__Goal__.
Render the following material again verbatim, leaving nothing out.

__Material__.
○ ○ ○ ○ ○ ○ ○
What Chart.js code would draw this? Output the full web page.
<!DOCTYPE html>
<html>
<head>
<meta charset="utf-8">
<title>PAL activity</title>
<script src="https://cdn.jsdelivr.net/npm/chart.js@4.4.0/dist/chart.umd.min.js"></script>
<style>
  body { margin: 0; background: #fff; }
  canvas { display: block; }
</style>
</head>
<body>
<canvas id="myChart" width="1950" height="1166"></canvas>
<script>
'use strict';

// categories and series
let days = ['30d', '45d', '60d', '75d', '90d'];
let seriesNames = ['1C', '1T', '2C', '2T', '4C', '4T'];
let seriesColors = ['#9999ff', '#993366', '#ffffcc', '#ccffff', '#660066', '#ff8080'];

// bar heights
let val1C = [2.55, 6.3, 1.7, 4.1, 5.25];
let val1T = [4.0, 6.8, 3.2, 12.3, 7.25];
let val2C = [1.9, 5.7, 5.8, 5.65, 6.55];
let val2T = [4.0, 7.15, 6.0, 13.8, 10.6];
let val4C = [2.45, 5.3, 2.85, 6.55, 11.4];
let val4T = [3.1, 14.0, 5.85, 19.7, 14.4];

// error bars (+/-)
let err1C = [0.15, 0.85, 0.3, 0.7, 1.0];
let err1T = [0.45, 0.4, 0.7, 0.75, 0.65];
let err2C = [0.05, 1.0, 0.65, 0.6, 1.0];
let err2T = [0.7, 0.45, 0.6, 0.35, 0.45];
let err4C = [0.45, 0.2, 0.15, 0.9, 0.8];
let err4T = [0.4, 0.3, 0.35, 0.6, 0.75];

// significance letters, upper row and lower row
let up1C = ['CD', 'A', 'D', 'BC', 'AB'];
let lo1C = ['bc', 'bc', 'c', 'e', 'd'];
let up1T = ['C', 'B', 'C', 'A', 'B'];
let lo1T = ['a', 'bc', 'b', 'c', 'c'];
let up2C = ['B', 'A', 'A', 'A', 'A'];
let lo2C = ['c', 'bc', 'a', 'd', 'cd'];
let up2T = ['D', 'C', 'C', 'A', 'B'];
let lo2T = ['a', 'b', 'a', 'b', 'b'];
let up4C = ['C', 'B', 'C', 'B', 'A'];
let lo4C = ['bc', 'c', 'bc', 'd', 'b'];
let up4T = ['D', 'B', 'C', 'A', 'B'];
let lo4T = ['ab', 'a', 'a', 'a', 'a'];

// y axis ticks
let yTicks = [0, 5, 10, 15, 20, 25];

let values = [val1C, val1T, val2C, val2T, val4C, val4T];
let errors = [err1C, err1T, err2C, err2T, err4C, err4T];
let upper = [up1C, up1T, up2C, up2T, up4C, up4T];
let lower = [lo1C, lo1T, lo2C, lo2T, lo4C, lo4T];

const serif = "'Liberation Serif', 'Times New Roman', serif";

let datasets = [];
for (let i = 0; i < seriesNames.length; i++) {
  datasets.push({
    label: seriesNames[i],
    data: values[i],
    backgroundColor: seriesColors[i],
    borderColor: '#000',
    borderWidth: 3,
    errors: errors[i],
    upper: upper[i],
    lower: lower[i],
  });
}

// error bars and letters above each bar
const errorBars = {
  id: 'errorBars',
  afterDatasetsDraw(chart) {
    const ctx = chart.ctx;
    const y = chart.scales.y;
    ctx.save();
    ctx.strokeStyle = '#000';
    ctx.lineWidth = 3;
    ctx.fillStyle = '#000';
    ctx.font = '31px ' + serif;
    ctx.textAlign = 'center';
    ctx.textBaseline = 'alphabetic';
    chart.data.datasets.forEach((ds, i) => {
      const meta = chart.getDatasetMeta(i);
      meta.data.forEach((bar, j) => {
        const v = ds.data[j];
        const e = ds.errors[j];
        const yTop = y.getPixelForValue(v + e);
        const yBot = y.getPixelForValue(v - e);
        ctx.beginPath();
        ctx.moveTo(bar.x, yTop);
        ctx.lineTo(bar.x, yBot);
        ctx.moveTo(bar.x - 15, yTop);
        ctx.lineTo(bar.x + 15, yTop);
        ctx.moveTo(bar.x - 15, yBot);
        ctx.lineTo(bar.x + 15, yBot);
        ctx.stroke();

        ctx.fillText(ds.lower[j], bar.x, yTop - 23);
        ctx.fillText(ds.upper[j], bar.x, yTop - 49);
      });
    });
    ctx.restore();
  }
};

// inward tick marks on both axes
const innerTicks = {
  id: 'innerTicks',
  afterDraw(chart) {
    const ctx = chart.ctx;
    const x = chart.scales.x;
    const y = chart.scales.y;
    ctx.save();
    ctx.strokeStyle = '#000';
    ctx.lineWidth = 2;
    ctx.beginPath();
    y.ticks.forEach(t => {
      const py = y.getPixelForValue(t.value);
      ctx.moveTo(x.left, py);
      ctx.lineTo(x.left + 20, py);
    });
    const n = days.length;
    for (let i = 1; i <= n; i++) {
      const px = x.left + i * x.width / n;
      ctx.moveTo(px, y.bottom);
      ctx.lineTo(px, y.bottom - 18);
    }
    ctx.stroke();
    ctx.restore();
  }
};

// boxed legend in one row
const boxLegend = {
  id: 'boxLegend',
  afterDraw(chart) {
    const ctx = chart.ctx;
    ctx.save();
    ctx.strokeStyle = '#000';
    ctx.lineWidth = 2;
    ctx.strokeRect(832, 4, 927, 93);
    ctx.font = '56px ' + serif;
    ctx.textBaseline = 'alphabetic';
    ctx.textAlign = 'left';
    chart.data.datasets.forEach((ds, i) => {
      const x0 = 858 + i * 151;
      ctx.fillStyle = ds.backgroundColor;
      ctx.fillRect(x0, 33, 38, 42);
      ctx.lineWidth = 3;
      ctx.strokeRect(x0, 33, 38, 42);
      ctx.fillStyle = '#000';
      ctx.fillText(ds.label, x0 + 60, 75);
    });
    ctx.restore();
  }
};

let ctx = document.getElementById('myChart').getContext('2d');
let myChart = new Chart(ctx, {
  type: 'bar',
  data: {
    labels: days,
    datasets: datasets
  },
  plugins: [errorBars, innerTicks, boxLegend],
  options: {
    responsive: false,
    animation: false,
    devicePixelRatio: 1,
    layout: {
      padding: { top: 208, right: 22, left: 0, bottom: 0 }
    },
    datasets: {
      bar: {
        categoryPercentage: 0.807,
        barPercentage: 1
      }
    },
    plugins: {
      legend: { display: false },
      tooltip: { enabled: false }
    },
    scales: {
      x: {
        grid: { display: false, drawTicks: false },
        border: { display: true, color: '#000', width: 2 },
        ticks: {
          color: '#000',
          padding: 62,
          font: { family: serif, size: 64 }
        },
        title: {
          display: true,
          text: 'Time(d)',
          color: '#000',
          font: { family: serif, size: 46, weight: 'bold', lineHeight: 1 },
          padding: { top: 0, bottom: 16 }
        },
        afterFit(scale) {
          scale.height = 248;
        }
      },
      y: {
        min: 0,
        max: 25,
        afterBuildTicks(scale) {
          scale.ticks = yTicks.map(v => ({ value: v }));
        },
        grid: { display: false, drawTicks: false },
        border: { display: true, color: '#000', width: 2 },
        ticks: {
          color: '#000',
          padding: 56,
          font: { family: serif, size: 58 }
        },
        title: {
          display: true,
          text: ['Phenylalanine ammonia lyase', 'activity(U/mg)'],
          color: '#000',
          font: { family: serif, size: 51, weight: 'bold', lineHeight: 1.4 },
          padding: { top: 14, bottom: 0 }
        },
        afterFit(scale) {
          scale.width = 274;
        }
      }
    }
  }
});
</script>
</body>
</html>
○ ○ ○ ○ ○ ○ ○
__Full output__.
What Chart.js code would draw this? Output the full web page.
<!DOCTYPE html>
<html>
<head>
<meta charset="utf-8">
<title>PAL activity</title>
<script src="https://cdn.jsdelivr.net/npm/chart.js@4.4.0/dist/chart.umd.min.js"></script>
<style>
  body { margin: 0; background: #fff; }
  canvas { display: block; }
</style>
</head>
<body>
<canvas id="myChart" width="1950" height="1166"></canvas>
<script>
'use strict';

// categories and series
let days = ['30d', '45d', '60d', '75d', '90d'];
let seriesNames = ['1C', '1T', '2C', '2T', '4C', '4T'];
let seriesColors = ['#9999ff', '#993366', '#ffffcc', '#ccffff', '#660066', '#ff8080'];

// bar heights
let val1C = [2.55, 6.3, 1.7, 4.1, 5.25];
let val1T = [4.0, 6.8, 3.2, 12.3, 7.25];
let val2C = [1.9, 5.7, 5.8, 5.65, 6.55];
let val2T = [4.0, 7.15, 6.0, 13.8, 10.6];
let val4C = [2.45, 5.3, 2.85, 6.55, 11.4];
let val4T = [3.1, 14.0, 5.85, 19.7, 14.4];

// error bars (+/-)
let err1C = [0.15, 0.85, 0.3, 0.7, 1.0];
let err1T = [0.45, 0.4, 0.7, 0.75, 0.65];
let err2C = [0.05, 1.0, 0.65, 0.6, 1.0];
let err2T = [0.7, 0.45, 0.6, 0.35, 0.45];
let err4C = [0.45, 0.2, 0.15, 0.9, 0.8];
let err4T = [0.4, 0.3, 0.35, 0.6, 0.75];

// significance letters, upper row and lower row
let up1C = ['CD', 'A', 'D', 'BC', 'AB'];
let lo1C = ['bc', 'bc', 'c', 'e', 'd'];
let up1T = ['C', 'B', 'C', 'A', 'B'];
let lo1T = ['a', 'bc', 'b', 'c', 'c'];
let up2C = ['B', 'A', 'A', 'A', 'A'];
let lo2C = ['c', 'bc', 'a', 'd', 'cd'];
let up2T = ['D', 'C', 'C', 'A', 'B'];
let lo2T = ['a', 'b', 'a', 'b', 'b'];
let up4C = ['C', 'B', 'C', 'B', 'A'];
let lo4C = ['bc', 'c', 'bc', 'd', 'b'];
let up4T = ['D', 'B', 'C', 'A', 'B'];
let lo4T = ['ab', 'a', 'a', 'a', 'a'];

// y axis ticks
let yTicks = [0, 5, 10, 15, 20, 25];

let values = [val1C, val1T, val2C, val2T, val4C, val4T];
let errors = [err1C, err1T, err2C, err2T, err4C, err4T];
let upper = [up1C, up1T, up2C, up2T, up4C, up4T];
let lower = [lo1C, lo1T, lo2C, lo2T, lo4C, lo4T];

const serif = "'Liberation Serif', 'Times New Roman', serif";

let datasets = [];
for (let i = 0; i < seriesNames.length; i++) {
  datasets.push({
    label: seriesNames[i],
    data: values[i],
    backgroundColor: seriesColors[i],
    borderColor: '#000',
    borderWidth: 3,
    errors: errors[i],
    upper: upper[i],
    lower: lower[i],
  });
}

// error bars and letters above each bar
const errorBars = {
  id: 'errorBars',
  afterDatasetsDraw(chart) {
    const ctx = chart.ctx;
    const y = chart.scales.y;
    ctx.save();
    ctx.strokeStyle = '#000';
    ctx.lineWidth = 3;
    ctx.fillStyle = '#000';
    ctx.font = '31px ' + serif;
    ctx.textAlign = 'center';
    ctx.textBaseline = 'alphabetic';
    chart.data.datasets.forEach((ds, i) => {
      const meta = chart.getDatasetMeta(i);
      meta.data.forEach((bar, j) => {
        const v = ds.data[j];
        const e = ds.errors[j];
        const yTop = y.getPixelForValue(v + e);
        const yBot = y.getPixelForValue(v - e);
        ctx.beginPath();
        ctx.moveTo(bar.x, yTop);
        ctx.lineTo(bar.x, yBot);
        ctx.moveTo(bar.x - 15, yTop);
        ctx.lineTo(bar.x + 15, yTop);
        ctx.moveTo(bar.x - 15, yBot);
        ctx.lineTo(bar.x + 15, yBot);
        ctx.stroke();

        ctx.fillText(ds.lower[j], bar.x, yTop - 23);
        ctx.fillText(ds.upper[j], bar.x, yTop - 49);
      });
    });
    ctx.restore();
  }
};

// inward tick marks on both axes
const innerTicks = {
  id: 'innerTicks',
  afterDraw(chart) {
    const ctx = chart.ctx;
    const x = chart.scales.x;
    const y = chart.scales.y;
    ctx.save();
    ctx.strokeStyle = '#000';
    ctx.lineWidth = 2;
    ctx.beginPath();
    y.ticks.forEach(t => {
      const py = y.getPixelForValue(t.value);
      ctx.moveTo(x.left, py);
      ctx.lineTo(x.left + 20, py);
    });
    const n = days.length;
    for (let i = 1; i <= n; i++) {
      const px = x.left + i * x.width / n;
      ctx.moveTo(px, y.bottom);
      ctx.lineTo(px, y.bottom - 18);
    }
    ctx.stroke();
    ctx.restore();
  }
};

// boxed legend in one row
const boxLegend = {
  id: 'boxLegend',
  afterDraw(chart) {
    const ctx = chart.ctx;
    ctx.save();
    ctx.strokeStyle = '#000';
    ctx.lineWidth = 2;
    ctx.strokeRect(832, 4, 927, 93);
    ctx.font = '56px ' + serif;
    ctx.textBaseline = 'alphabetic';
    ctx.textAlign = 'left';
    chart.data.datasets.forEach((ds, i) => {
      const x0 = 858 + i * 151;
      ctx.fillStyle = ds.backgroundColor;
      ctx.fillRect(x0, 33, 38, 42);
      ctx.lineWidth = 3;
      ctx.strokeRect(x0, 33, 38, 42);
      ctx.fillStyle = '#000';
      ctx.fillText(ds.label, x0 + 60, 75);
    });
    ctx.restore();
  }
};

let ctx = document.getElementById('myChart').getContext('2d');
let myChart = new Chart(ctx, {
  type: 'bar',
  data: {
    labels: days,
    datasets: datasets
  },
  plugins: [errorBars, innerTicks, boxLegend],
  options: {
    responsive: false,
    animation: false,
    devicePixelRatio: 1,
    layout: {
      padding: { top: 208, right: 22, left: 0, bottom: 0 }
    },
    datasets: {
      bar: {
        categoryPercentage: 0.807,
        barPercentage: 1
      }
    },
    plugins: {
      legend: { display: false },
      tooltip: { enabled: false }
    },
    scales: {
      x: {
        grid: { display: false, drawTicks: false },
        border: { display: true, color: '#000', width: 2 },
        ticks: {
          color: '#000',
          padding: 62,
          font: { family: serif, size: 64 }
        },
        title: {
          display: true,
          text: 'Time(d)',
          color: '#000',
          font: { family: serif, size: 46, weight: 'bold', lineHeight: 1 },
          padding: { top: 0, bottom: 16 }
        },
        afterFit(scale) {
          scale.height = 248;
        }
      },
      y: {
        min: 0,
        max: 25,
        afterBuildTicks(scale) {
          scale.ticks = yTicks.map(v => ({ value: v }));
        },
        grid: { display: false, drawTicks: false },
        border: { display: true, color: '#000', width: 2 },
        ticks: {
          color: '#000',
          padding: 56,
          font: { family: serif, size: 58 }
        },
        title: {
          display: true,
          text: ['Phenylalanine ammonia lyase', 'activity(U/mg)'],
          color: '#000',
          font: { family: serif, size: 51, weight: 'bold', lineHeight: 1.4 },
          padding: { top: 14, bottom: 0 }
        },
        afterFit(scale) {
          scale.width = 274;
        }
      }
    }
  }
});
</script>
</body>
</html>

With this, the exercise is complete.